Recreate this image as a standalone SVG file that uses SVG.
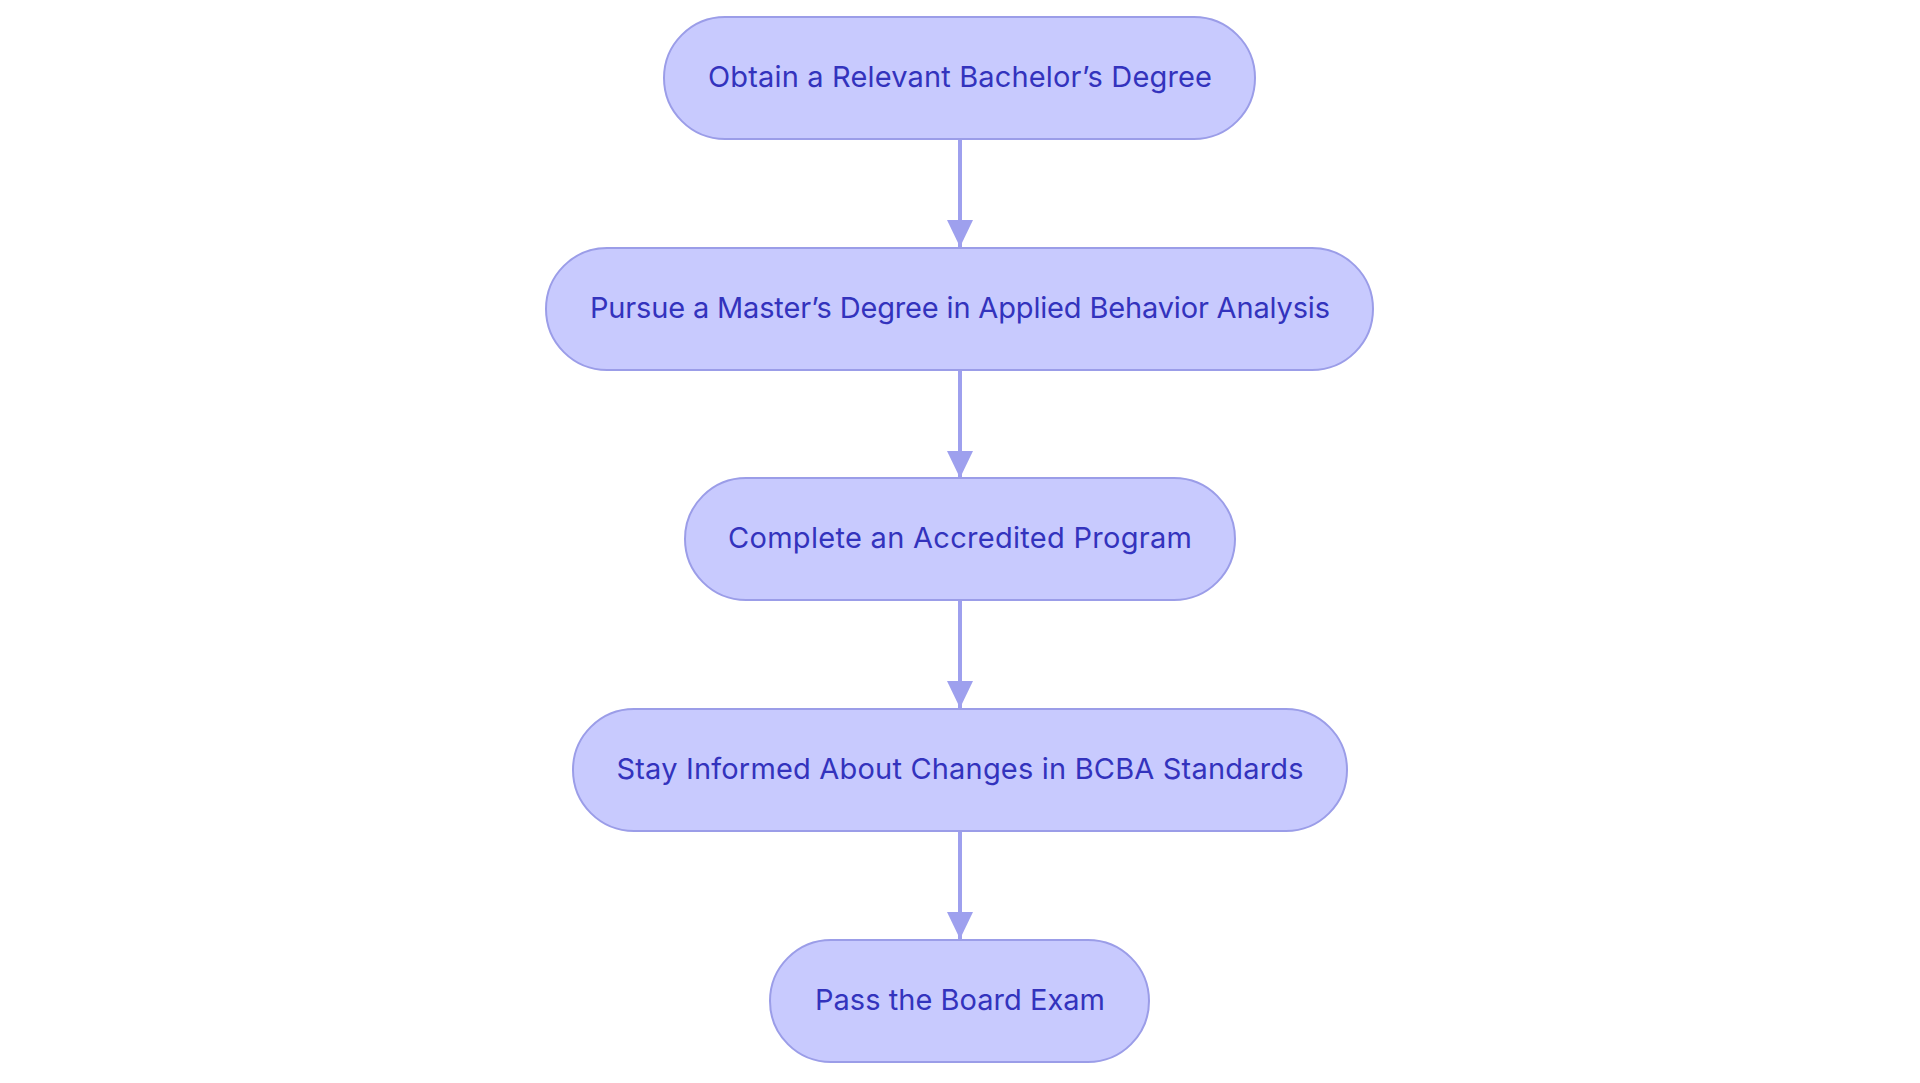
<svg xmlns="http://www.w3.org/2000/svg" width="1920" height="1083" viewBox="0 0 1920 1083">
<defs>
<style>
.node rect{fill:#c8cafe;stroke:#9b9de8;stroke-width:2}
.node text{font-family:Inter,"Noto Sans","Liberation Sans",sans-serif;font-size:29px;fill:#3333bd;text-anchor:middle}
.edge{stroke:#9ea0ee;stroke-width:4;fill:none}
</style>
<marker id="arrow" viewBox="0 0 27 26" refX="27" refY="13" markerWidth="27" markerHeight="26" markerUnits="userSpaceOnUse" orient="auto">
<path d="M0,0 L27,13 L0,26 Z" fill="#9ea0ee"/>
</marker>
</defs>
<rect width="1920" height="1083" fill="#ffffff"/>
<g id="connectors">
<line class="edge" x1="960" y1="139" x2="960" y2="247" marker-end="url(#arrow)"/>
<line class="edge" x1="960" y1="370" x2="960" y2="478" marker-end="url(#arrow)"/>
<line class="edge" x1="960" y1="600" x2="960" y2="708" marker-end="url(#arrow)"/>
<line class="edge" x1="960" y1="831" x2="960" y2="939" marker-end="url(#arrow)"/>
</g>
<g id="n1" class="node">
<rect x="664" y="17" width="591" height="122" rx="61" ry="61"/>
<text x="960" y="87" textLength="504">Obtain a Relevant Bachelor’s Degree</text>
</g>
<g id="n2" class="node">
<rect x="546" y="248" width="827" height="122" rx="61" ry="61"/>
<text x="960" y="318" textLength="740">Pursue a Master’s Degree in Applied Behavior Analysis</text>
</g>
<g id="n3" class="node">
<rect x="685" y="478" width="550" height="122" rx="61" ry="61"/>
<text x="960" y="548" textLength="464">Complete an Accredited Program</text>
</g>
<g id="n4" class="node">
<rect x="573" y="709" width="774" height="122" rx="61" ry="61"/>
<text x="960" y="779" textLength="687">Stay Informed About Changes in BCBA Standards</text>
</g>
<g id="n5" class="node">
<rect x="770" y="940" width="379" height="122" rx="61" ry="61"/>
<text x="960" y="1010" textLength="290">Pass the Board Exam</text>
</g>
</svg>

····················

- **Instruction**
Repeat the material above in full and unchanged, minus its images.

- **Response to the exercise**
Recreate this image as a standalone SVG file that uses SVG.
<svg xmlns="http://www.w3.org/2000/svg" width="1920" height="1083" viewBox="0 0 1920 1083">
<defs>
<style>
.node rect{fill:#c8cafe;stroke:#9b9de8;stroke-width:2}
.node text{font-family:Inter,"Noto Sans","Liberation Sans",sans-serif;font-size:29px;fill:#3333bd;text-anchor:middle}
.edge{stroke:#9ea0ee;stroke-width:4;fill:none}
</style>
<marker id="arrow" viewBox="0 0 27 26" refX="27" refY="13" markerWidth="27" markerHeight="26" markerUnits="userSpaceOnUse" orient="auto">
<path d="M0,0 L27,13 L0,26 Z" fill="#9ea0ee"/>
</marker>
</defs>
<rect width="1920" height="1083" fill="#ffffff"/>
<g id="connectors">
<line class="edge" x1="960" y1="139" x2="960" y2="247" marker-end="url(#arrow)"/>
<line class="edge" x1="960" y1="370" x2="960" y2="478" marker-end="url(#arrow)"/>
<line class="edge" x1="960" y1="600" x2="960" y2="708" marker-end="url(#arrow)"/>
<line class="edge" x1="960" y1="831" x2="960" y2="939" marker-end="url(#arrow)"/>
</g>
<g id="n1" class="node">
<rect x="664" y="17" width="591" height="122" rx="61" ry="61"/>
<text x="960" y="87" textLength="504">Obtain a Relevant Bachelor’s Degree</text>
</g>
<g id="n2" class="node">
<rect x="546" y="248" width="827" height="122" rx="61" ry="61"/>
<text x="960" y="318" textLength="740">Pursue a Master’s Degree in Applied Behavior Analysis</text>
</g>
<g id="n3" class="node">
<rect x="685" y="478" width="550" height="122" rx="61" ry="61"/>
<text x="960" y="548" textLength="464">Complete an Accredited Program</text>
</g>
<g id="n4" class="node">
<rect x="573" y="709" width="774" height="122" rx="61" ry="61"/>
<text x="960" y="779" textLength="687">Stay Informed About Changes in BCBA Standards</text>
</g>
<g id="n5" class="node">
<rect x="770" y="940" width="379" height="122" rx="61" ry="61"/>
<text x="960" y="1010" textLength="290">Pass the Board Exam</text>
</g>
</svg>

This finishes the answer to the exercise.